■ DATASET EXTRACT
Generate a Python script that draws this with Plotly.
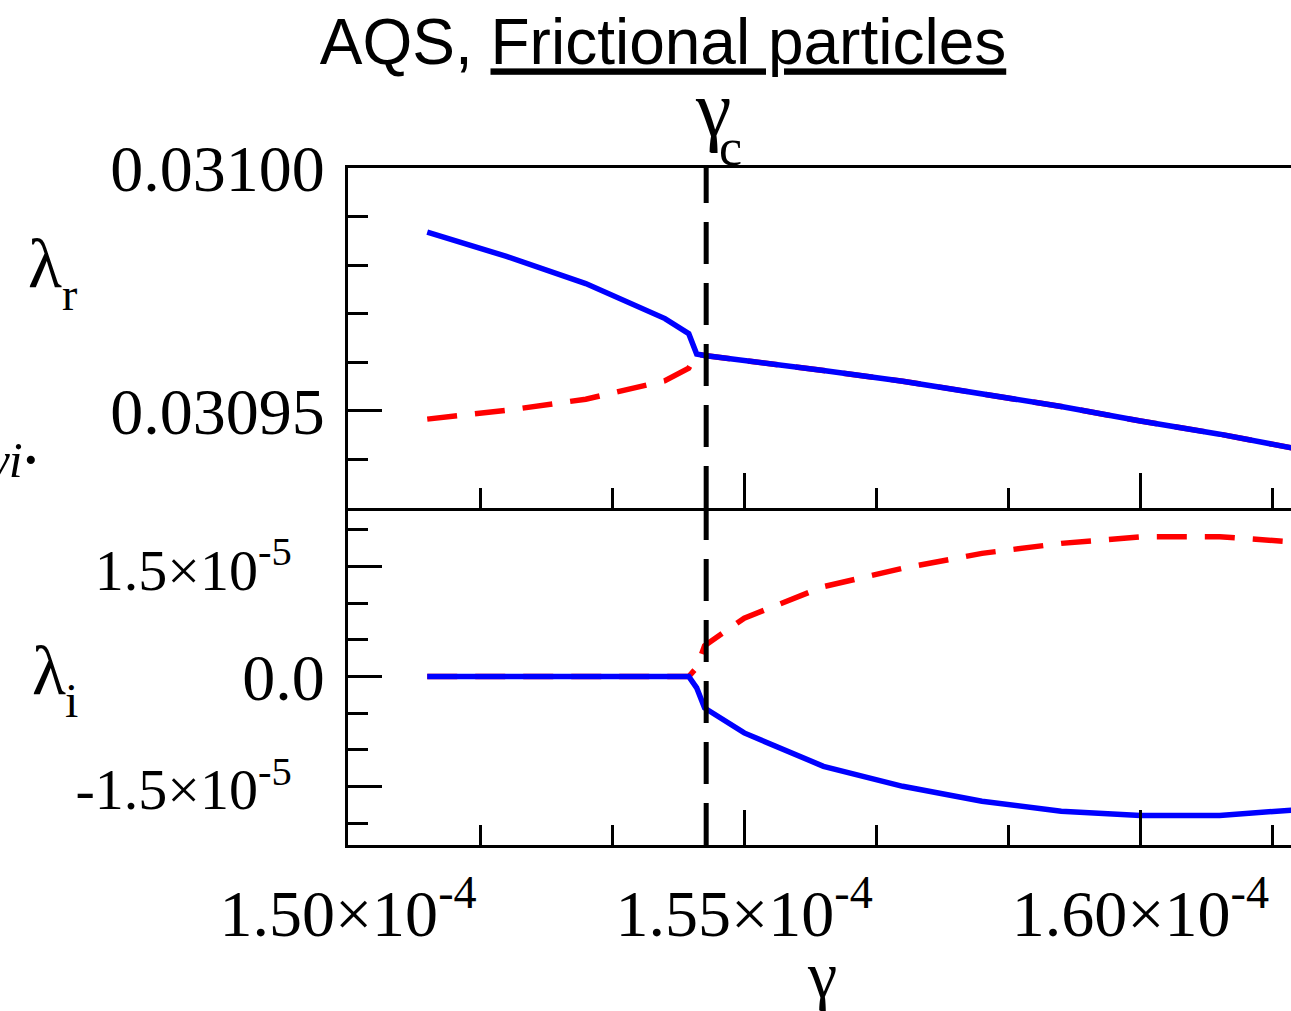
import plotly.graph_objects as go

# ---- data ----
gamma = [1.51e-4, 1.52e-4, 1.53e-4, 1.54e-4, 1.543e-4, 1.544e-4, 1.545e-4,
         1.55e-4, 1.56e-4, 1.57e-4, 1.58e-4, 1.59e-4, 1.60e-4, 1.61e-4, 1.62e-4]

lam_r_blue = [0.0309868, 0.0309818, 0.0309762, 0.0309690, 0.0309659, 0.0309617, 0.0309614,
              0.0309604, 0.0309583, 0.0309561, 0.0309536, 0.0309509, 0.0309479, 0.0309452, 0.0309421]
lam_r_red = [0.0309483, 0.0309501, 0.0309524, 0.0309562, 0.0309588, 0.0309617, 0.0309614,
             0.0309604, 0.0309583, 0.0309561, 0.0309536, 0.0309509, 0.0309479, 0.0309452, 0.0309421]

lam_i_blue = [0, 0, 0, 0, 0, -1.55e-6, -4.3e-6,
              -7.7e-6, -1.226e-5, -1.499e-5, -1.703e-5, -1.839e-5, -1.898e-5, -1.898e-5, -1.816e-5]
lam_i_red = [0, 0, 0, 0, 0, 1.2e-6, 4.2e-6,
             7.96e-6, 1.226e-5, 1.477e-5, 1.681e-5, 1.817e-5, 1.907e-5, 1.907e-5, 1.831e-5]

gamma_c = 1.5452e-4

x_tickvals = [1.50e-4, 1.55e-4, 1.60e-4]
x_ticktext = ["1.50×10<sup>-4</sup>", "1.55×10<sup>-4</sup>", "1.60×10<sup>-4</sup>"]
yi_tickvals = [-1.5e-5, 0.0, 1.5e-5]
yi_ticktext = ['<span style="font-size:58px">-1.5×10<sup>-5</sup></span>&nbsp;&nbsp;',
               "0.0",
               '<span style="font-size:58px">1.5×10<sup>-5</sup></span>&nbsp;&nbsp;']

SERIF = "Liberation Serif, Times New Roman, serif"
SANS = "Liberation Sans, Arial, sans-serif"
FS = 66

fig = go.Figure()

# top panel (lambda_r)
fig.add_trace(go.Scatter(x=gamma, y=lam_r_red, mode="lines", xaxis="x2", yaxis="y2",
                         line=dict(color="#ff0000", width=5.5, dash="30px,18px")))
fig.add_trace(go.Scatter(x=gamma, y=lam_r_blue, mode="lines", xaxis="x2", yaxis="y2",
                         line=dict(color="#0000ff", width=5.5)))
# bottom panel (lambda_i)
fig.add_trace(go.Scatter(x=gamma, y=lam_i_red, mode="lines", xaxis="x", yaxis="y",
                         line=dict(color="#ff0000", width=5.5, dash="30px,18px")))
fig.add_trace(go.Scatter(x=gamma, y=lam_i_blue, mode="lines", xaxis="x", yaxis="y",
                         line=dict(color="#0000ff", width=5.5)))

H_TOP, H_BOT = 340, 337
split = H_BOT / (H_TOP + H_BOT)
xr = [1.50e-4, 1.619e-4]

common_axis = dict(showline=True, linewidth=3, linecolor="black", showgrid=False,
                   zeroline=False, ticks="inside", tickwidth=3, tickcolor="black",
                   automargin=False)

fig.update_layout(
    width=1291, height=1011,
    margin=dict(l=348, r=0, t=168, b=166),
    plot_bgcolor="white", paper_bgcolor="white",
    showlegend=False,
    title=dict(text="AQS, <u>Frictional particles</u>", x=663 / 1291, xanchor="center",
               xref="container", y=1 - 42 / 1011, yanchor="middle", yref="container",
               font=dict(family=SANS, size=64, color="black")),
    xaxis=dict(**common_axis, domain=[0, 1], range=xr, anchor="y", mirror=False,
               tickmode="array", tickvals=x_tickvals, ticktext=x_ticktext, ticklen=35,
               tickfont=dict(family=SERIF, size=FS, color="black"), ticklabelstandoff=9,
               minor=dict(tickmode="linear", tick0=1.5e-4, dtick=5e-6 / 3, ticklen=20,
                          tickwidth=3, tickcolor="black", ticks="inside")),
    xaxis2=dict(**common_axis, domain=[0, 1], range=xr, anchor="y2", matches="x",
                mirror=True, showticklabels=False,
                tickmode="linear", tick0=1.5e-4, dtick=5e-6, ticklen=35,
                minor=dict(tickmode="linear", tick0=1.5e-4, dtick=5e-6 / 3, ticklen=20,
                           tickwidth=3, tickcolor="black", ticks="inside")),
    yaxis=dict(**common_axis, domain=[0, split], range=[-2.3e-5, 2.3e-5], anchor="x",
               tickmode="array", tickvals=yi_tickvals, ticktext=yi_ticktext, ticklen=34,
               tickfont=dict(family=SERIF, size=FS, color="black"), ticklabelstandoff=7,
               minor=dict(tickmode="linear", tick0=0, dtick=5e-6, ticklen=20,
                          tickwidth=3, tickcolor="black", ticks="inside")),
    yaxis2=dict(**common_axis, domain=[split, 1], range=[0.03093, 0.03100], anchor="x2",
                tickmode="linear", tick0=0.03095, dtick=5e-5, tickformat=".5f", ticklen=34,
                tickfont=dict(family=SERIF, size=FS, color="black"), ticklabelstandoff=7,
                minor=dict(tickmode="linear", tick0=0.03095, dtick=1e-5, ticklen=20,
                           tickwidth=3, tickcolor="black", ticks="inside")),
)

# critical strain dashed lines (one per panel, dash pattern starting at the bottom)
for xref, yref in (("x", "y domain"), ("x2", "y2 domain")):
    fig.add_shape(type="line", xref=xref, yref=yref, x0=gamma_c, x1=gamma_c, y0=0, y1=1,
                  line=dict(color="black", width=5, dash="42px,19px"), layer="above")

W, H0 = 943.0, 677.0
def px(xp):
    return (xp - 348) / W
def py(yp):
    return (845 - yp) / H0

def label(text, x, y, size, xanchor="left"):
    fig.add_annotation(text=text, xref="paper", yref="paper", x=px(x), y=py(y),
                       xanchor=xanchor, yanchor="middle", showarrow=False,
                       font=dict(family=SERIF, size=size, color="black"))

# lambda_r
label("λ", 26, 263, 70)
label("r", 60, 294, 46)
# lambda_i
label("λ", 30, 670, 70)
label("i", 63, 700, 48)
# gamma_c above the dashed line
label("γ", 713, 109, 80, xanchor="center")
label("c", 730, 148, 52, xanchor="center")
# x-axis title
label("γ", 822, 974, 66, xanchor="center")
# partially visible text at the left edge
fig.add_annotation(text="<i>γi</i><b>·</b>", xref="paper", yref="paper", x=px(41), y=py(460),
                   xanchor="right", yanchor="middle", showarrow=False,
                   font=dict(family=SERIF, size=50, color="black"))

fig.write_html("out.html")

■ YOUR TASK
Extract, word for word, each line from the top of the data down to and including the line with "1.60e-4, 1.61e-4, 1.62e-4]"; skip the pictures.

■ EXERCISE OUTPUT
Generate a Python script that draws this with Plotly.
import plotly.graph_objects as go

# ---- data ----
gamma = [1.51e-4, 1.52e-4, 1.53e-4, 1.54e-4, 1.543e-4, 1.544e-4, 1.545e-4,
         1.55e-4, 1.56e-4, 1.57e-4, 1.58e-4, 1.59e-4, 1.60e-4, 1.61e-4, 1.62e-4]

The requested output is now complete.